Gathering and cooking will be the top celebration methods for Thanksgiving, according to Thanksgiving 2022, Holiday Intentions Preview, by Numerator. Nearly half (46%) of shoppers surveyed planned to buy fruits and vegetables.

As for vegetables, “Thanksgiving is by far the most popular holiday for sweet potatoes,” says Jason VanDusen, marketing director for A.V. Thomas Produce, in Livingston, CA. “Retailers should promote heavily and carry multiple varieties of sweet potatoes, since each variety has a different culinary application. We will be offering our proprietary sweet potato varieties, Stokes Purple and Ben Yagi Purple, as well as our other specialty varieties, Okinawa and Murasaki, to expand consumer options.”

Jason VanDusen, marketing director for A.V. Thomas Produce, Livingston, CA, says retailers should promote sweet potatoes heavily and carry multiple varieties for the Thanksgiving holiday.

Days leading up to a big holiday are important, too, adds Kathleen Triou, president and chief executive of Fresh Solutions Network, LLC, in San Francisco, CA. “It’s a time that necessitates convenience items, like our Side Delights Steamables, to get dinner on the table quickly and prep for holiday activities.”

As for fruits, the peak availability of California-grown persimmons is around Thanksgiving, according to Lila Baig, business development and marketing director for Catania Worldwide, in Mississauga, ON, Canada. “Persimmons are used in Thanksgiving dishes like persimmon pie, persimmon pudding, or included in fruit baskets and centerpieces.”

Baig adds, “The most powerful and effective approach to promote any novel item lies in the art of demonstrations. We also provide retailers with seasonal marketing materials, such as posters, recipe cards and brochures, to educate both staff and customers about persimmons and their uses.”

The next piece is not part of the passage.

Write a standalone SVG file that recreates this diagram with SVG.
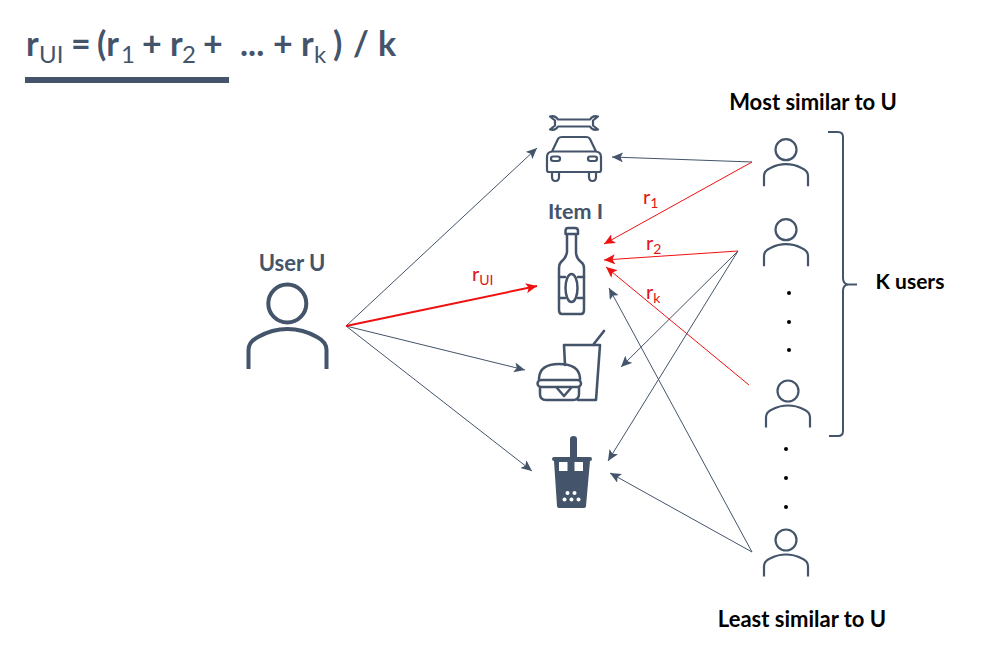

Fresh cranberries, only available from September through early December, are iconic as an ingredient for Thanksgiving cranberry sauce.

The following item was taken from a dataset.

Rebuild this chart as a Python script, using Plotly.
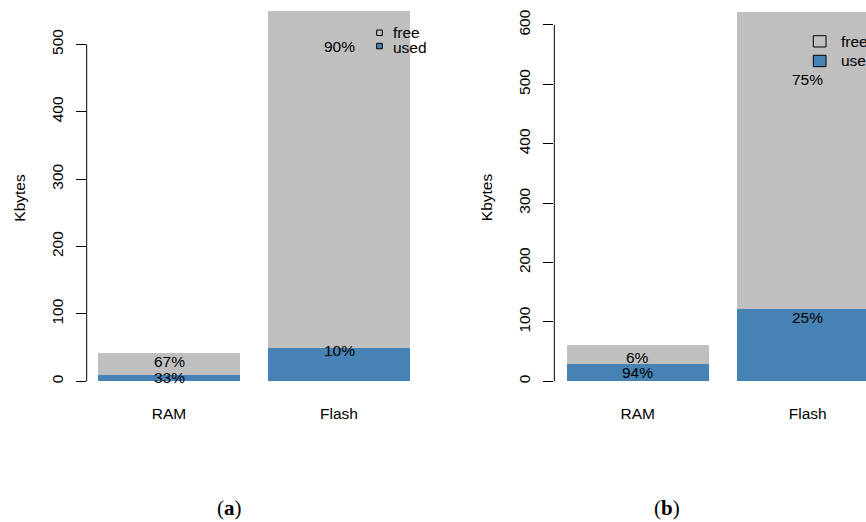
import plotly.graph_objects as go

# ---- data ----
categories = ["RAM", "Flash"]
a_used = [9.4, 49.4]
a_free = [32.6, 500.0]
b_used = [29.1, 121.7]
b_free = [32.0, 500.5]
a_pct_used = ["33%", "10%"]
a_pct_free = ["67%", "90%"]
b_pct_used = ["94%", "25%"]
b_pct_free = ["6%", "75%"]
a_ticks = [0, 100, 200, 300, 400, 500]
b_ticks = [0, 100, 200, 300, 400, 500, 600]
legend_labels = ["free", "used"]

W, H = 866, 522
GREY = "#BFBFBF"
BLUE = "#4682B4"
FONT = "Liberation Sans, Arial, Helvetica, sans-serif"
FS = 15.5


def px(x):
    return x / W


def py(y):
    return 1 - y / H


fig = go.Figure()
for xa, ya, used, free in (("x", "y", a_used, a_free), ("x2", "y2", b_used, b_free)):
    fig.add_trace(go.Bar(x=categories, y=used, marker=dict(color=BLUE, line=dict(width=0)),
                         xaxis=xa, yaxis=ya, showlegend=False, hoverinfo="skip"))
    fig.add_trace(go.Bar(x=categories, y=free, marker=dict(color=GREY, line=dict(width=0)),
                         xaxis=xa, yaxis=ya, showlegend=False, hoverinfo="skip"))

annotations = []
# percentage labels
for xr, yr, used, free, pu, pf, sh_u, sh_f in (
    ("x", "y", a_used, a_free, a_pct_used, a_pct_free, -2.5, -2.5),
    ("x2", "y2", b_used, b_free, b_pct_used, b_pct_free, -8.6, 5.0),
):
    for c, u, f, tu, tf in zip(categories, used, free, pu, pf):
        annotations.append(dict(x=c, y=u, xref=xr, yref=yr, text=tu, showarrow=False,
                                yshift=sh_u, font=dict(family=FONT, size=FS, color="black")))
        annotations.append(dict(x=c, y=f, xref=xr, yref=yr, text=tf, showarrow=False,
                                yshift=sh_f, font=dict(family=FONT, size=FS, color="black")))

# y axis titles
for xpix in (19.2, 486.7):
    annotations.append(dict(x=px(xpix), y=py(197.5), xref="paper", yref="paper", text="Kbytes",
                            textangle=-90, showarrow=False, xanchor="center", yanchor="middle",
                            font=dict(family=FONT, size=FS, color="black")))

# captions
for xpix, lab in ((229.3, "a"), (666.7, "b")):
    annotations.append(dict(x=px(xpix), y=py(508), xref="paper", yref="paper",
                            text="(<b>%s</b>)" % lab, showarrow=False, xanchor="center",
                            yanchor="middle",
                            font=dict(family="Liberation Serif, Times New Roman, serif", size=21,
                                      color="black")))

shapes = []
# axis lines spanning only the tick range
shapes.append(dict(type="line", xref="x domain", yref="y", x0=0, x1=0, y0=a_ticks[0], y1=a_ticks[-1],
                   line=dict(color="black", width=1)))
shapes.append(dict(type="line", xref="x2 domain", yref="y2", x0=0, x1=0, y0=b_ticks[0], y1=b_ticks[-1],
                   line=dict(color="black", width=1)))

# legends (drawn manually)
legend_specs = [
    # square x0, x1, rows (y0, y1), text x, text centers
    (376.7, 382.3, [(30.0, 35.5), (43.3, 48.8)], 390.5, [33.0, 47.5]),
    (813.3, 826.0, [(35.7, 47.0), (55.3, 66.7)], 838.5, [41.5, 61.0]),
]
for sx0, sx1, rows, tx, tys in legend_specs:
    for (y0, y1), ty, lab, col in zip(rows, tys, legend_labels, [GREY, BLUE]):
        shapes.append(dict(type="rect", xref="paper", yref="paper", x0=px(sx0), x1=px(sx1),
                           y0=py(y1), y1=py(y0), fillcolor=col, line=dict(color="black", width=1)))
        annotations.append(dict(x=px(tx), y=py(ty), xref="paper", yref="paper", text=lab,
                                showarrow=False, xanchor="left", yanchor="middle",
                                font=dict(family=FONT, size=FS, color="black")))

ydom = [py(396), 1.0]
common_x = dict(type="category", showgrid=False, zeroline=False, showline=False, ticks="",
                tickfont=dict(family=FONT, size=FS, color="black"), ticklabelstandoff=6,
                fixedrange=True)
common_y = dict(showgrid=False, zeroline=False, showline=False, ticks="outside", ticklen=10,
                tickwidth=1, tickcolor="black", tickangle=-90, ticklabelstandoff=7,
                tickfont=dict(family=FONT, size=FS, color="black"), fixedrange=True)

fig.update_layout(
    width=W, height=H, autosize=False,
    margin=dict(l=0, r=0, t=0, b=0),
    paper_bgcolor="white", plot_bgcolor="white",
    barmode="stack", bargap=0.165,
    showlegend=False,
    xaxis=dict(domain=[px(86.7), px(440)], range=[(86.7 - 169) / 170, (440 - 169) / 170], **common_x),
    xaxis2=dict(domain=[px(554.3), 1.0], range=[(554.3 - 637.7) / 170, (866 - 637.7) / 170],
                **common_x),
    yaxis=dict(domain=ydom, range=[-(396 - 381.3) / 0.674, 381.3 / 0.674], tickvals=a_ticks,
               anchor="x", **common_y),
    yaxis2=dict(domain=ydom, range=[-(396 - 381.3) / 0.594, 381.3 / 0.594], tickvals=b_ticks,
                anchor="x2", **common_y),
    annotations=annotations,
    shapes=shapes,
)

fig.write_html(
    "out.html",
    config={"displayModeBar": False, "staticPlot": True},
    post_script="document.body.style.margin='0';document.body.style.overflow='hidden';",
)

“Cranberries aren’t candy bars — people are not going to buy 100 bags if the price is good. But they will buy the rest of their Thanksgiving meal if they are buying cranberries,” recommends Kevin Tritz, sales and operation, Twin Lake Cranberry Co. LLC, Vesper, WI. “So, price your cranberries to get people in the store, and put that deal front and center.” Tritz expects a 20% bump in crop over last year.

Merchandising teams at Ocean Spray Cranberries focus on several tactics to help retail partners sell more fresh cranberries, according to Kelvin Vuong, senior director of brand marketing, USA foods and snacking for the Lakeville-Middleboro, MA-based company.

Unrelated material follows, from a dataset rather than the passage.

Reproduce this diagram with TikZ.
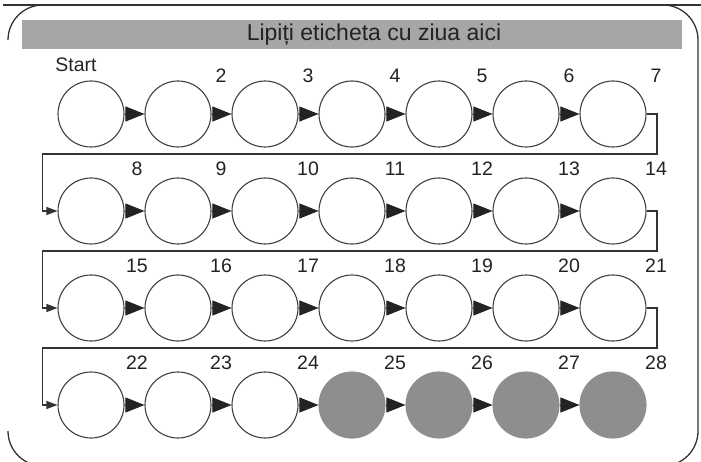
\documentclass[tikz,border=0pt]{standalone}
\usepackage{fontspec}
\setmainfont{Liberation Sans}
\usetikzlibrary{arrows.meta}
\definecolor{barfill}{RGB}{166,166,166}
\definecolor{dotfill}{RGB}{142,142,142}
\definecolor{inkc}{RGB}{35,35,35}
\tikzset{
  cnode/.style={circle, draw=black!75, line width=1.1pt, minimum size=66pt, inner sep=0pt, fill=white},
  gnode/.style={circle, draw=dotfill, fill=dotfill, line width=1.1pt, minimum size=66pt, inner sep=0pt},
  link/.style={-{Triangle[length=19pt,width=15pt]}, line width=0.8pt, inkc},
  retline/.style={-{Triangle[length=11pt,width=8pt]}, line width=1.1pt, draw=black!80},
  framepath/.style={line width=1.3pt, draw=black!80},
  lbl/.style={font=\fontsize{19.5}{20}\selectfont, text=inkc, inner sep=0pt},
  titletext/.style={font=\fontsize{23}{24}\selectfont, text=inkc, inner sep=0pt},
}
\begin{document}
\begin{tikzpicture}[x=1pt,y=-1pt]
\clip (0,0) rectangle (701,462);
\fill[white] (0,0) rectangle (701,462);
% frame
\draw[framepath] (3,5) -- (701,5);
\draw[framepath] (8,40) arc[start angle=180,end angle=270,radius=35];
\draw[framepath] (663,5) arc[start angle=270,end angle=360,radius=35] -- (698,431)
  arc[start angle=0,end angle=90,radius=35] -- (43,466)
  arc[start angle=90,end angle=180,radius=35];
% title bar
\fill[barfill] (22,20) rectangle (682,49);
\node[titletext] (title) at (374,34.5) {Lipiți eticheta cu ziua aici};
% circles
\foreach \r/\yy in {1/114,2/211,3/308,4/405} {
  \foreach \k in {1,...,7} {
    \pgfmathtruncatemacro\n{7*(\r-1)+\k}
    \pgfmathsetmacro\xx{91+87*(\k-1)}
    \ifnum\n>24
      \node[gnode] (c\n) at (\xx,\yy) {};
    \else
      \node[cnode] (c\n) at (\xx,\yy) {};
    \fi
    \pgfmathsetmacro\ly{\yy-((\r==1)?38:42)}
    \pgfmathsetmacro\lx{\xx+((\k==1)?46:43)}
    \ifnum\n>1
      \node[lbl] (l\n) at (\lx,\ly) {\n};
    \fi
  }
}
\node[lbl] (lstart) at (76,65) {Start};
% links within rows
\foreach \n in {1,...,27} {
  \pgfmathtruncatemacro\md{mod(\n,7)}
  \pgfmathtruncatemacro\m{\n+1}
  \ifnum\md>0
    \draw[link] (c\n.east) -- (c\m.west);
  \fi
}
% return connectors
\foreach \r/\yy/\ny in {1/114/211,2/211/308,3/308/405} {
  \pgfmathtruncatemacro\a{7*\r}
  \pgfmathtruncatemacro\b{7*\r+1}
  \coordinate (ra\r) at (657,\yy+40);
  \coordinate (rb\r) at (42.5,\ny);
  \draw[retline] (c\a.east) -| (ra\r) -| (rb\r) -- (c\b.west);
}
\end{tikzpicture}
\end{document}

“One of these is collaborating with other product categories or brands that complement cranberries, such as turkey, stuffing, baking supplies and spices. Another is providing recipes featuring creative and easy-to-make recipes using fresh cranberries,” says Vuong.

Yet another is leveraging social media platforms and online channels to promote the fresh fruit, share recipe ideas, and engage with consumers during the fall season, Vuong adds.